Any writer who honors the imagination, the sensuality of the mind and perception,
as much as him -- Wilde, Lorca, Williams, Benjamin, some Stein, Nietzsche, Jimi
Hendrix, to shout out some names -- has my undying devotion.
Why I find the continual emphasis on language, the politics of language,
narrow-minded."
I do not see any definitions in that post, except the one implied by Stevens'
words*. From this Josh extrapolates that I believe that all poetry -- and notice
that I mention not only a few writers who mostly wrote prose but also a musician
-- comes from the imagination. I don't know where it comes from and maybe, like
Jennifer Moxley, don't care or would rather not know. I am merely stating my love
for poets and artists of a certain type -- not a definition of what poetry is or isn't.

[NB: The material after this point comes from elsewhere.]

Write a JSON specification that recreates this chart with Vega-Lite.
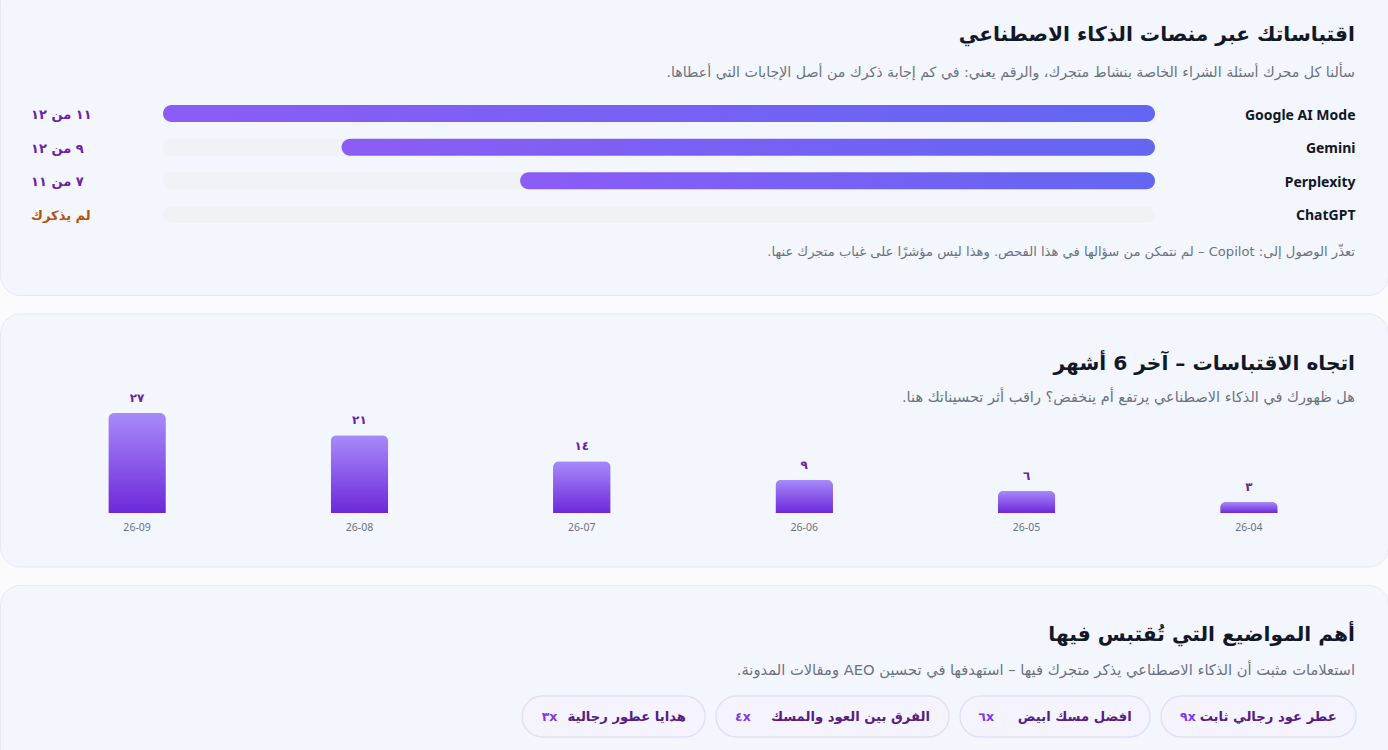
{
  "$schema": "https://vega.github.io/schema/vega-lite/v6.json",
  "background": "#fbfbfe",
  "padding": {"left": -1, "top": -21, "right": 0, "bottom": 0},
  "bounds": "flush",
  "spacing": 18.5,
  "config": {
    "font": "Noto Sans",
    "title": {"anchor": "end", "frame": "group", "dx": -33, "font": "DejaVu Sans", "fontSize": 20.2, "fontWeight": "bold", "color": "#111827", "subtitleFont": "DejaVu Sans", "subtitleFontSize": 14.2, "subtitleColor": "#6b7280", "subtitleFontWeight": "normal"},
    "axis": {"domain": false, "ticks": false, "grid": false, "title": null}
  },
  "datasets": {
    "platforms": [
      {"platform": "Google AI Mode", "share": 100, "label": "١١ من ١٢", "status": "cited"},
      {"platform": "Gemini", "share": 82, "label": "٩ من ١٢", "status": "cited"},
      {"platform": "Perplexity", "share": 64, "label": "٧ من ١١", "status": "cited"},
      {"platform": "ChatGPT", "share": 0, "label": "لم يذكرك", "status": "missing"}
    ],
    "trend": [
      {"month": "26-09", "citations": 27, "label": "٢٧"},
      {"month": "26-08", "citations": 21, "label": "٢١"},
      {"month": "26-07", "citations": 14, "label": "١٤"},
      {"month": "26-06", "citations": 9, "label": "٩"},
      {"month": "26-05", "citations": 6, "label": "٦"},
      {"month": "26-04", "citations": 3, "label": "٣"}
    ],
    "topics": [
      {"rank": 1, "topic": "عطر عود رجالي ثابت", "times": "٩x"},
      {"rank": 2, "topic": "افضل مسك ابيض", "times": "٦x"},
      {"rank": 3, "topic": "الفرق بين العود والمسك", "times": "٤x"},
      {"rank": 4, "topic": "هدايا عطور رجالية", "times": "٣x"}
    ]
  },
  "vconcat": [
    {
      "width": 1388,
      "height": 315,
      "view": {"fill": "#f4f6fe", "stroke": "#e6e8f3", "cornerRadius": 20},
      "title": {
        "text": "اقتباساتك عبر منصات الذكاء الاصطناعي",
        "subtitle": "‫سألنا كل محرك أسئلة الشراء الخاصة بنشاط متجرك، والرقم يعني: في كم إجابة ذكرك من أصل الإجابات التي أعطاها.‬",
        "offset": -100,
        "subtitlePadding": 21
      },
      "data": {"name": "platforms"},
      "encoding": {
        "y": {
          "field": "platform",
          "type": "nominal",
          "scale": {"domain": ["Google AI Mode", "Gemini", "Perplexity", "ChatGPT", "Copilot"], "range": [116.8, 284.8], "paddingInner": 0.494, "paddingOuter": 0.247},
          "axis": {"orient": "left", "offset": -1355, "labelPadding": 0, "labelAlign": "right", "labelOffset": 2, "values": ["Google AI Mode", "Gemini", "Perplexity", "ChatGPT"], "labelFont": "Noto Sans", "labelFontSize": 14, "labelFontWeight": "bold", "labelColor": "#111827"}
        }
      },
      "layer": [
        {
          "mark": {"type": "bar", "color": "#f0f2f6", "cornerRadius": 8.5, "orient": "horizontal"},
          "encoding": {
            "x": {"datum": 100, "type": "quantitative", "scale": {"domain": [0, 100], "range": [1155, 163]}, "axis": null},
            "x2": {"datum": 0}
          }
        },
        {
          "transform": [{"filter": "datum.share > 0"}],
          "mark": {"type": "bar", "cornerRadius": 8.5, "orient": "horizontal", "color": {"x1": 0, "y1": 0, "x2": 1, "y2": 0, "gradient": "linear", "stops": [{"offset": 0, "color": "#8b5cf6"}, {"offset": 1, "color": "#6366f1"}]}},
          "encoding": {
            "x": {"field": "share", "type": "quantitative"},
            "x2": {"datum": 0}
          }
        },
        {
          "mark": {"type": "text", "align": "left", "dy": 1.5, "font": "DejaVu Sans", "fontSize": 13, "fontWeight": "bold"},
          "encoding": {
            "x": {"datum": 113.3, "type": "quantitative"},
            "text": {"field": "label"},
            "color": {"field": "status", "type": "nominal", "scale": {"domain": ["cited", "missing"], "range": ["#6b21a8", "#b45309"]}, "legend": null}
          }
        },
        {
          "data": {"values": [{"platform": "Copilot", "note": "‫تعذّر الوصول إلى: Copilot – لم نتمكن من سؤالها في هذا الفحص. وهذا ليس مؤشرًا على غياب متجرك عنها.‬"}]},
          "mark": {"type": "text", "align": "right", "dy": 3.5, "font": "DejaVu Sans", "fontSize": 13.1, "color": "#6b7280"},
          "encoding": {
            "x": {"datum": -20.16, "type": "quantitative"},
            "text": {"field": "note"}
          }
        }
      ]
    },
    {
      "width": 1388,
      "height": 253,
      "view": {"fill": "#f4f6fe", "stroke": "#e6e8f3", "cornerRadius": 20},
      "title": {
        "text": "اتجاه الاقتباسات – آخر 6 أشهر",
        "subtitle": "‫هل ظهورك في الذكاء الاصطناعي يرتفع أم ينخفض؟ راقب أثر تحسيناتك هنا.‬",
        "offset": -91,
        "subtitlePadding": 17,
        "subtitleFontSize": 14.5
      },
      "data": {"name": "trend"},
      "encoding": {
        "x": {
          "field": "month",
          "type": "ordinal",
          "sort": null,
          "scale": {"domain": ["26-09", "26-08", "26-07", "26-06", "26-05", "26-04"], "range": [26, 1360], "paddingInner": 0.741, "paddingOuter": 0.37},
          "axis": {"orient": "bottom", "offset": -44, "labelAngle": 0, "labelPadding": 0, "labelFontSize": 10.5, "labelColor": "#6b7280"}
        },
        "y": {
          "field": "citations",
          "type": "quantitative",
          "scale": {"domain": [-14.46, 53.92]},
          "axis": null
        }
      },
      "layer": [
        {
          "mark": {"type": "bar", "cornerRadiusTopLeft": 6, "cornerRadiusTopRight": 6, "color": {"x1": 0, "y1": 0, "x2": 0, "y2": 1, "gradient": "linear", "stops": [{"offset": 0, "color": "#a78bfa"}, {"offset": 1, "color": "#6d28d9"}]}}
        },
        {
          "mark": {"type": "text", "baseline": "bottom", "dy": -8, "font": "DejaVu Sans", "fontSize": 12, "fontWeight": "bold", "color": "#6b21a8"},
          "encoding": {"text": {"field": "label"}}
        }
      ]
    },
    {
      "width": 1388,
      "height": 205,
      "view": {"fill": "#f4f6fe", "stroke": "#e6e8f3", "cornerRadius": 20},
      "title": {
        "text": "أهم المواضيع التي تُقتبس فيها",
        "subtitle": "‫استعلامات مثبت أن الذكاء الاصطناعي يذكر متجرك فيها – استهدفها في تحسين AEO ومقالات المدونة.‬",
        "offset": -93,
        "subtitlePadding": 18,
        "subtitleFontSize": 14.7
      },
      "data": {"name": "topics"},
      "resolve": {"scale": {"x": "independent"}},
      "layer": [
        {
          "mark": {"type": "bar", "orient": "vertical", "cornerRadius": 20.5, "fill": "#f5f4fe", "stroke": "#e3dff5", "strokeWidth": 1.5},
          "encoding": {
            "x": {"field": "rank", "type": "quantitative", "scale": {"domain": [1, 2, 3, 4], "range": [1258.5, 1055, 832.5, 613.6], "padding": 0}, "axis": null},
            "y": {"datum": 0, "type": "quantitative", "scale": {"domain": [0, 1], "range": [152, 111]}, "axis": null},
            "y2": {"datum": 1},
            "size": {"field": "rank", "type": "quantitative", "scale": {"domain": [1, 2, 3, 4], "range": [195, 190, 233, 183], "zero": false}, "legend": null}
          }
        },
        {
          "mark": {"type": "text", "align": "right", "font": "DejaVu Sans", "fontSize": 13.2, "fontWeight": "bold", "color": "#581c87"},
          "encoding": {
            "x": {"field": "rank", "type": "quantitative", "scale": {"domain": [1, 2, 3, 4], "range": [1336.7, 1131.7, 930, 686]}, "axis": null},
            "y": {"datum": 0.5, "type": "quantitative"},
            "text": {"field": "topic"}
          }
        },
        {
          "mark": {"type": "text", "align": "left", "font": "DejaVu Sans", "fontSize": 12.5, "fontWeight": "bold", "color": "#7c3aed"},
          "encoding": {
            "x": {"field": "rank", "type": "quantitative", "scale": {"domain": [1, 2, 3, 4], "range": [1180, 978.3, 735, 541.7]}, "axis": null},
            "y": {"datum": 0.5, "type": "quantitative"},
            "text": {"field": "times"}
          }
        }
      ]
    }
  ]
}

Hence my anger over Josh's practice of "talking past," in this case, me, as he likes
to put it.
Notice also, please, the 'for us'. Last year of living for us, whoever that may be. It
will be many people. As usual.
Laugh, Henry, or I will hunt you down in the caverns of the Rockefeller and the
Hay and calmly kill you.
* These words I heard on a cassette I have of Stevens reading (can't find it right
now), in either '54 or '55 right before his death -- reading his poems and speaking
on his belief in poetry. I don't recall him staking any universalizing claims for what
poetry is or is made of in order to counter other claims. 'A morality of the right
sensation' accurately evokes his own style. Stevens produced pages of aphoristic
and essayistic definitions of poetry. It's clear that poetics, as an activity, was for
him also a work of imagination and not reducible to any discourse."